Written task >>
Pull out every line below holding the word "that".

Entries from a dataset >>

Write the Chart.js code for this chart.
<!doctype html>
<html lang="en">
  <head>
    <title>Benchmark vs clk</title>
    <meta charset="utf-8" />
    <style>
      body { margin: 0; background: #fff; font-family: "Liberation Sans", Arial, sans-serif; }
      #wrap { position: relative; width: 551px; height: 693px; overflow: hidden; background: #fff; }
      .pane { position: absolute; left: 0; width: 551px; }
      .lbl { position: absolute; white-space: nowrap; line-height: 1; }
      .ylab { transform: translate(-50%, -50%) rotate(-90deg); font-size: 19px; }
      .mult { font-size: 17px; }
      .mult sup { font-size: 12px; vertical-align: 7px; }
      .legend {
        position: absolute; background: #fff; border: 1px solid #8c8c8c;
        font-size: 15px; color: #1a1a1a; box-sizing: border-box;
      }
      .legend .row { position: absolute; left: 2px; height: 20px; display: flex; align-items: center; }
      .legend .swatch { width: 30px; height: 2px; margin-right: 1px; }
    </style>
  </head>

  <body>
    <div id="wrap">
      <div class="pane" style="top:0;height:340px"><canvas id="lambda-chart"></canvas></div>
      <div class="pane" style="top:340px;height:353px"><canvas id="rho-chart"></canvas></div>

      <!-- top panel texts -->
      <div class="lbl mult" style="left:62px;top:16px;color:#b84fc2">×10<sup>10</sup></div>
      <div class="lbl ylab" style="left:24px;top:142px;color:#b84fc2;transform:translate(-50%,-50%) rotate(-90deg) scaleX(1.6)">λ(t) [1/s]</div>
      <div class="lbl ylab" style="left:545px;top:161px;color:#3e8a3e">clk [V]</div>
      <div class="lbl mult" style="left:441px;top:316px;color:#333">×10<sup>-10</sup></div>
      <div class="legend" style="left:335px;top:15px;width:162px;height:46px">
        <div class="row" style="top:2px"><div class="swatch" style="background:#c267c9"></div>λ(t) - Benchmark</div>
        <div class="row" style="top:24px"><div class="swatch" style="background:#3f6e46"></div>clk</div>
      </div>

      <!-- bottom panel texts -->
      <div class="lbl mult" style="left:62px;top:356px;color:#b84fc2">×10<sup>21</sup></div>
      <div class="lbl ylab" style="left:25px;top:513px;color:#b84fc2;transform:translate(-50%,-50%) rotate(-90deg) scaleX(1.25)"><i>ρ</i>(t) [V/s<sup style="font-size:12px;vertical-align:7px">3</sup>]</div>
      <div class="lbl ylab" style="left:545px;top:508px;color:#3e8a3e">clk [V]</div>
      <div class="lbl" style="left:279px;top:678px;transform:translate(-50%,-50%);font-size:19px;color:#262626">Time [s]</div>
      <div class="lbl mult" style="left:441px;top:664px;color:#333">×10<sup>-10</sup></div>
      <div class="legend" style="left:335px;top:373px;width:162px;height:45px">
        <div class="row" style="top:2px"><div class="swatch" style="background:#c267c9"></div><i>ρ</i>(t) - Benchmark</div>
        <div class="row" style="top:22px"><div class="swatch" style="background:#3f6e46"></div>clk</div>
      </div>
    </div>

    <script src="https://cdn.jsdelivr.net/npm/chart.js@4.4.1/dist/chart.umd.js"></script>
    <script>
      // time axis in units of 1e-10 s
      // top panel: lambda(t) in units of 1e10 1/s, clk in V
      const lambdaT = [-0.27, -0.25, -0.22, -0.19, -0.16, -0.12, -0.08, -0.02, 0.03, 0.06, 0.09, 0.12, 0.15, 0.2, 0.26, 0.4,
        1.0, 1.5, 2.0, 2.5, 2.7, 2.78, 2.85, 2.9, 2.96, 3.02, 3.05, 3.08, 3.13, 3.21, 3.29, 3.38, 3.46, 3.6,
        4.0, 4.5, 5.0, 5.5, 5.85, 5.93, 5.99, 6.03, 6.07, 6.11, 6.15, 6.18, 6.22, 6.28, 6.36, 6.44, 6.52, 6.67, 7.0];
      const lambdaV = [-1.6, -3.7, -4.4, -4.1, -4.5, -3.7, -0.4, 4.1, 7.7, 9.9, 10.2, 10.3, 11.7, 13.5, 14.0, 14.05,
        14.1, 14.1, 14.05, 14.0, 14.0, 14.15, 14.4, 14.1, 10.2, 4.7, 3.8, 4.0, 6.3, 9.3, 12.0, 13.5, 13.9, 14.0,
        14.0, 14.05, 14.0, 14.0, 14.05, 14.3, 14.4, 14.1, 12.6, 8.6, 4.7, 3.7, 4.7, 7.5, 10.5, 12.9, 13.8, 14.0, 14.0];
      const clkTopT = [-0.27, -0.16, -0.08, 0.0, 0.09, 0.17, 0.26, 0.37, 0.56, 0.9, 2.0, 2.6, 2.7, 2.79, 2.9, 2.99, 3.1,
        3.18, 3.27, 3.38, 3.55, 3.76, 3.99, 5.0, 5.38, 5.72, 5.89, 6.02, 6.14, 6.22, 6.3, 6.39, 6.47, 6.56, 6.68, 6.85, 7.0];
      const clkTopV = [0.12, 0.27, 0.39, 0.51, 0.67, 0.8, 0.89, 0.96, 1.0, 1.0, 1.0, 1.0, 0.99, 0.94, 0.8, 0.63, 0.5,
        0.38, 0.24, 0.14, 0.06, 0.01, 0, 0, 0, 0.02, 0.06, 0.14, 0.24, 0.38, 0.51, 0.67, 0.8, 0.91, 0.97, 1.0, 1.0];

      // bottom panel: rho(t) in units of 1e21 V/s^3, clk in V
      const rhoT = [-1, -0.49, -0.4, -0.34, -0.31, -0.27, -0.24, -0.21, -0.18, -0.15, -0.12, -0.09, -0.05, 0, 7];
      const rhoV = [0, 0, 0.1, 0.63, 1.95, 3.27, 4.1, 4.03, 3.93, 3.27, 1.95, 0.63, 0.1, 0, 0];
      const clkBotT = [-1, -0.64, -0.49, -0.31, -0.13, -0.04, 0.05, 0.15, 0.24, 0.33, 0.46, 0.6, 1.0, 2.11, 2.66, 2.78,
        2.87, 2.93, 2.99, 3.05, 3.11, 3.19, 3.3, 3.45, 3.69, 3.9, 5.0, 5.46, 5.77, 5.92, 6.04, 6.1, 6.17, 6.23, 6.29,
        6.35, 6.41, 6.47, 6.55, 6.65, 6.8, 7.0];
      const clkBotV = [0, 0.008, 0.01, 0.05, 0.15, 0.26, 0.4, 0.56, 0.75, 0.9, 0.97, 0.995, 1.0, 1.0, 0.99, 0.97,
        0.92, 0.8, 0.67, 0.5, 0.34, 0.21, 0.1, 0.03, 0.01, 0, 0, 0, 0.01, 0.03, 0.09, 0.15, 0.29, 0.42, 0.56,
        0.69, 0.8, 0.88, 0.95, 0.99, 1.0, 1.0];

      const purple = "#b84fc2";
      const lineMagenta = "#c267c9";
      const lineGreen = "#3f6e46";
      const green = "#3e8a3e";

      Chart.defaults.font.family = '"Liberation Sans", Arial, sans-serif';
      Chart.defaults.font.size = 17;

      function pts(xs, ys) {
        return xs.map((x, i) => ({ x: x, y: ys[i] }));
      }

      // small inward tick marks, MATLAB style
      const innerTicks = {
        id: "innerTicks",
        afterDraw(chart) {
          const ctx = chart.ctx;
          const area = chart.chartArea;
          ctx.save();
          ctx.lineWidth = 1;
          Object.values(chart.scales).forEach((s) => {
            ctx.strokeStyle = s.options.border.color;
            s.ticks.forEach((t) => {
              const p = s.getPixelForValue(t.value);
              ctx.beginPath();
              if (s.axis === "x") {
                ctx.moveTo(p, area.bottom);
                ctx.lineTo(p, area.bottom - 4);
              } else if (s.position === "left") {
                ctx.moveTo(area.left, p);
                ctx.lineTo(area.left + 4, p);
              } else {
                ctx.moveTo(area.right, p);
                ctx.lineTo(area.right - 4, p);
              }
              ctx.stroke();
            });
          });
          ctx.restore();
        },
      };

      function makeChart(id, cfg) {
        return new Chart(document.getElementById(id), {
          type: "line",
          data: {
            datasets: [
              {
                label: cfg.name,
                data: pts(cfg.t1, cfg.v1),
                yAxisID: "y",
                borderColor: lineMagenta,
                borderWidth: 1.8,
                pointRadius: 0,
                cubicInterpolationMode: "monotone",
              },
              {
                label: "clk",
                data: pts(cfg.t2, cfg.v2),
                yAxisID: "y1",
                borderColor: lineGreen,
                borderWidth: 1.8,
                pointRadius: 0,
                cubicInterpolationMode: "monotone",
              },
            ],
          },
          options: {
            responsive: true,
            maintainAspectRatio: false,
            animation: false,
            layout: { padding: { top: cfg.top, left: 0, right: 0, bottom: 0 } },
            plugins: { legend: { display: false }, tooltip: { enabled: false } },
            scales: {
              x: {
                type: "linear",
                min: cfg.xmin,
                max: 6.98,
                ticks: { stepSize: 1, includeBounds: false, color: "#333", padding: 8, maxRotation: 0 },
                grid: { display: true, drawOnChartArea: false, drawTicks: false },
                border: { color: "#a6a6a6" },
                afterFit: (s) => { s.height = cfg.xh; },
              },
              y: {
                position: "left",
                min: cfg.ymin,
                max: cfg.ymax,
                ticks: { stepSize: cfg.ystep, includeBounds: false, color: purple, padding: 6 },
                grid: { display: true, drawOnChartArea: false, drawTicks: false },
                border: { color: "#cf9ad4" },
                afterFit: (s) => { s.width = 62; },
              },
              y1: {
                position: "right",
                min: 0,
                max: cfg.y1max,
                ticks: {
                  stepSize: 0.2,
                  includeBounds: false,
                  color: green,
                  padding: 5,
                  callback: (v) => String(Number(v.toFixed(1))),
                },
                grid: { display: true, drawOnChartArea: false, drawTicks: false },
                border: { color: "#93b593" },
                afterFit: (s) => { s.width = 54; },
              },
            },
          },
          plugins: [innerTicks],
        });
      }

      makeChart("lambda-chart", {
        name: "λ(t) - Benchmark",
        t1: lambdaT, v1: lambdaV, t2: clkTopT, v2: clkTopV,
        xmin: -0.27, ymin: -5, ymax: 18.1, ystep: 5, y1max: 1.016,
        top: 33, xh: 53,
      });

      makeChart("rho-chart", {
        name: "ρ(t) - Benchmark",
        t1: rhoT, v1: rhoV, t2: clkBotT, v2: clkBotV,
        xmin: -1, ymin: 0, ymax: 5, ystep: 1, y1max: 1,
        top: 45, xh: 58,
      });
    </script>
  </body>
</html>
--
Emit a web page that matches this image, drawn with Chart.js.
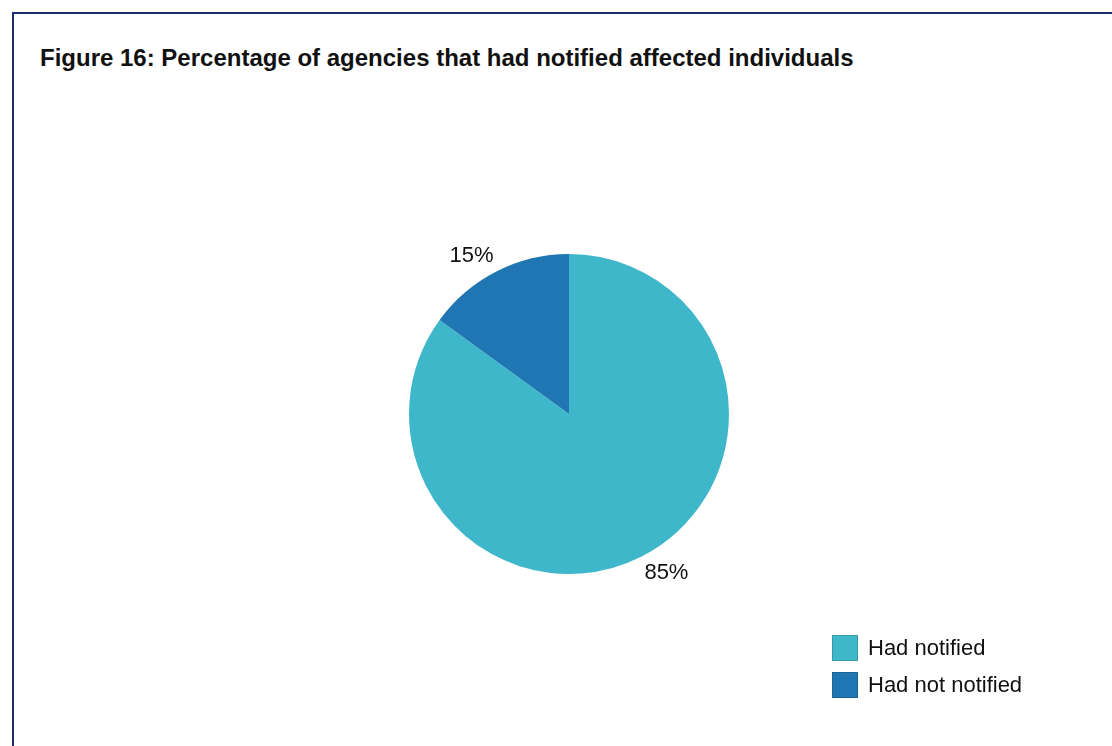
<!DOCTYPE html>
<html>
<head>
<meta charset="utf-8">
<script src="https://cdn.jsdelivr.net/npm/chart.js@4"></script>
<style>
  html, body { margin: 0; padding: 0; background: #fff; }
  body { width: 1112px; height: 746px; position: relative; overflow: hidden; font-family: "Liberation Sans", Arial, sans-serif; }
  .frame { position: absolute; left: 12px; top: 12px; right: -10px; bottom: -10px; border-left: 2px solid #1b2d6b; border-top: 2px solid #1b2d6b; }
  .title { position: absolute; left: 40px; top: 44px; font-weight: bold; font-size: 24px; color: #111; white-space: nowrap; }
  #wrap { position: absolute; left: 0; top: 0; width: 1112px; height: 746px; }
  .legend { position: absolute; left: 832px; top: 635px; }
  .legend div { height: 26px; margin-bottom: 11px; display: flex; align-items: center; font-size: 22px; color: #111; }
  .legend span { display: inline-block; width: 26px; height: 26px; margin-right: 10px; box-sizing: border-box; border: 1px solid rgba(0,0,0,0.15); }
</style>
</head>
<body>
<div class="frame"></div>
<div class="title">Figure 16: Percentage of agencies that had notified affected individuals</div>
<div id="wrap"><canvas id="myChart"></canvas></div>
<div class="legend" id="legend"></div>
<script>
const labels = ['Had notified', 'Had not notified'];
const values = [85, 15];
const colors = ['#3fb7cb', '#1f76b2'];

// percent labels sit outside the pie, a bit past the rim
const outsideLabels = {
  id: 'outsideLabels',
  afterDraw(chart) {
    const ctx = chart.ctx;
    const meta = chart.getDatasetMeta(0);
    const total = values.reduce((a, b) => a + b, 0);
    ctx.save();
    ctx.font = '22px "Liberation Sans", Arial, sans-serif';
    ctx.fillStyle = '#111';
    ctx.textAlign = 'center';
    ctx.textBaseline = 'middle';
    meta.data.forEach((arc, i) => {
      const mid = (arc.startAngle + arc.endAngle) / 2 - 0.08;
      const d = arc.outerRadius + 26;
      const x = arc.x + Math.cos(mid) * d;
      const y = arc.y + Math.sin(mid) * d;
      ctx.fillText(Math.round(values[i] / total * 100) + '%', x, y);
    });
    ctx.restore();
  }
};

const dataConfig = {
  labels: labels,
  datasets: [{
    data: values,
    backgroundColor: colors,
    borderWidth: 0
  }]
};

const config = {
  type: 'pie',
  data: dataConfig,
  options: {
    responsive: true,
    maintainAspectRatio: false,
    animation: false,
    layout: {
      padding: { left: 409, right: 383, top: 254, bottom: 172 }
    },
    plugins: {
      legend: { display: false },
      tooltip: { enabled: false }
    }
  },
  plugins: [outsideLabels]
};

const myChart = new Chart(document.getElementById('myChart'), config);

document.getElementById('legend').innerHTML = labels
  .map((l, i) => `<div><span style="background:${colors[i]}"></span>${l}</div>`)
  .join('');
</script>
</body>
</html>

Response to this task >>
Emit a web page that matches this image, drawn with Chart.js.
<div class="title">Figure 16: Percentage of agencies that had notified affected individuals</div>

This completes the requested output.